§ WORK TO BE COMPLETED
Leaving out every picture, retype the lines below from the top through the one that contains "from bokeh.resources import INLINE".

§ GIVEN INFORMATION
══════

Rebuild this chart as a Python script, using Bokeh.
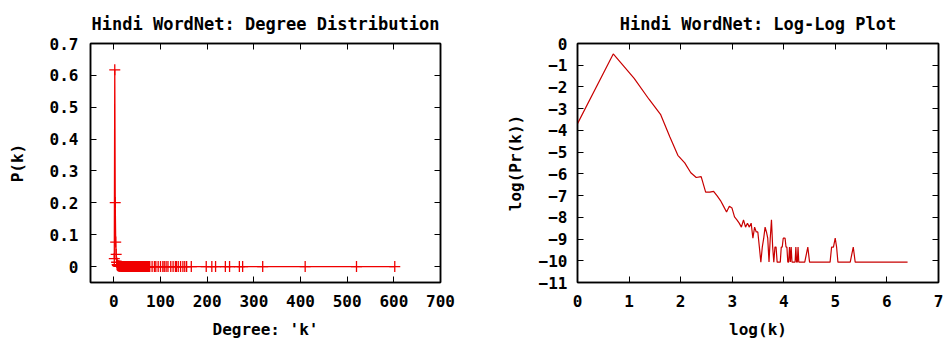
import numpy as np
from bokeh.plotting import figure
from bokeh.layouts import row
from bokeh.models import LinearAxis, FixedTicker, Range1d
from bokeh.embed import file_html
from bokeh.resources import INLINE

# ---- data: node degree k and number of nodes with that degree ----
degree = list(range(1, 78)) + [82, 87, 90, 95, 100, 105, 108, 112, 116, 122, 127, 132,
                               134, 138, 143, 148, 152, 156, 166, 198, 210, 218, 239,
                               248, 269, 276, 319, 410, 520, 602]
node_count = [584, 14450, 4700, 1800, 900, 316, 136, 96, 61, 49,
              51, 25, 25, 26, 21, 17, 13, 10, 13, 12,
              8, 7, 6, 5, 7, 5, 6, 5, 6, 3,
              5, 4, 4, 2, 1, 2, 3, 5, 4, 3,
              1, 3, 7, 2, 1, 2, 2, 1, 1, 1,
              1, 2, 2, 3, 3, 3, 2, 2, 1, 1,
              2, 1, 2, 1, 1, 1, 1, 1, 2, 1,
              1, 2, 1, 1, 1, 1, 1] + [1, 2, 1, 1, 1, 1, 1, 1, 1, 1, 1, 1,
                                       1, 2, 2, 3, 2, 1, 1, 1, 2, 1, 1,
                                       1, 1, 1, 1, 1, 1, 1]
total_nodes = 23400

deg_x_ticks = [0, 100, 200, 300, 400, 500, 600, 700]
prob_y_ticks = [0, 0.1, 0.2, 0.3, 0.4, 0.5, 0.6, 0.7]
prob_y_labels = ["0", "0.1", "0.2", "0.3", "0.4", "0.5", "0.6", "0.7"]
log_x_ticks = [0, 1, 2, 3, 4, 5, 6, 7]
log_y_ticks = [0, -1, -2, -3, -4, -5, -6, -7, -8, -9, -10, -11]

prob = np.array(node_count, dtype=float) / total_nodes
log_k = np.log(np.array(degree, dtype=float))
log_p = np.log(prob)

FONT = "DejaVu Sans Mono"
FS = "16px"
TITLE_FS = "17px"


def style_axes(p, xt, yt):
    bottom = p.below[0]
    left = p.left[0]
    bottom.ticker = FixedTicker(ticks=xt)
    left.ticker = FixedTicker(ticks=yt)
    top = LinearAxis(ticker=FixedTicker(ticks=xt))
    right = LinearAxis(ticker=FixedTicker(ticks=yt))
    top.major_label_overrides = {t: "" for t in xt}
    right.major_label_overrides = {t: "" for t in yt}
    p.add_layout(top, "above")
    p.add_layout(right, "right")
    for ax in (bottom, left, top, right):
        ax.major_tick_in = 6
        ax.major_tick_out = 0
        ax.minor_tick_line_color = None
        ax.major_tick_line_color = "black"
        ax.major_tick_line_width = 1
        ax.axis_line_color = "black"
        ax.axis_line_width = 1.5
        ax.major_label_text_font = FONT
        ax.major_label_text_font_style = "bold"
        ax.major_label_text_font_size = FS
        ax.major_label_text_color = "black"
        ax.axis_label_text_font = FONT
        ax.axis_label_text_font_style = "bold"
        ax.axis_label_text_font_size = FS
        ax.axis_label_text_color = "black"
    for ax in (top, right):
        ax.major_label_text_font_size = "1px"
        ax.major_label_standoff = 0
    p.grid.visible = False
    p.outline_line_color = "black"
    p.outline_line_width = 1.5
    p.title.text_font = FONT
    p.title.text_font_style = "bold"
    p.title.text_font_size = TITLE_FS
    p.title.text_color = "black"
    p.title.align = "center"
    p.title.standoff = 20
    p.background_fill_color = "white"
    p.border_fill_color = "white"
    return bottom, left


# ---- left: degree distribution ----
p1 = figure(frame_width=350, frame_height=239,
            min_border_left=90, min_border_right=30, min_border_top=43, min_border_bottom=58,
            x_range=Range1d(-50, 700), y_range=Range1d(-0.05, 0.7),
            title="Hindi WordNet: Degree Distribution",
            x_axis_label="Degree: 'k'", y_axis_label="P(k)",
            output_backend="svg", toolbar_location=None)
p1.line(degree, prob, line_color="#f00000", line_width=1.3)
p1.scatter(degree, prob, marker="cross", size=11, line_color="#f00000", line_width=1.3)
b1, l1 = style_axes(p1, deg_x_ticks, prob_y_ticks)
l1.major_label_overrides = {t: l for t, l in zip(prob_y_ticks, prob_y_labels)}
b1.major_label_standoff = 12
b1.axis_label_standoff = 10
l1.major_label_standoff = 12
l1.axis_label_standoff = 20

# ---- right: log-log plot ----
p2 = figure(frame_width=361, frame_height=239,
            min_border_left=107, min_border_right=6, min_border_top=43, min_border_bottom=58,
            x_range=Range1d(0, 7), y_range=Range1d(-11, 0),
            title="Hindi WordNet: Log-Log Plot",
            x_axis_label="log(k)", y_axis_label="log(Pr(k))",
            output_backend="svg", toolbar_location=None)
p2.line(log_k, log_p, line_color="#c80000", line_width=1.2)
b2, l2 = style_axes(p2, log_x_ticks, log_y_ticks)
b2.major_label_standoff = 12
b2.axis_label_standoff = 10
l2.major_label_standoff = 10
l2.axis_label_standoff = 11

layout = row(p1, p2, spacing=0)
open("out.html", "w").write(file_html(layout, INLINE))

══════

§ OUTPUT OF THE EXERCISE
Rebuild this chart as a Python script, using Bokeh.
import numpy as np
from bokeh.plotting import figure
from bokeh.layouts import row
from bokeh.models import LinearAxis, FixedTicker, Range1d
from bokeh.embed import file_html
from bokeh.resources import INLINE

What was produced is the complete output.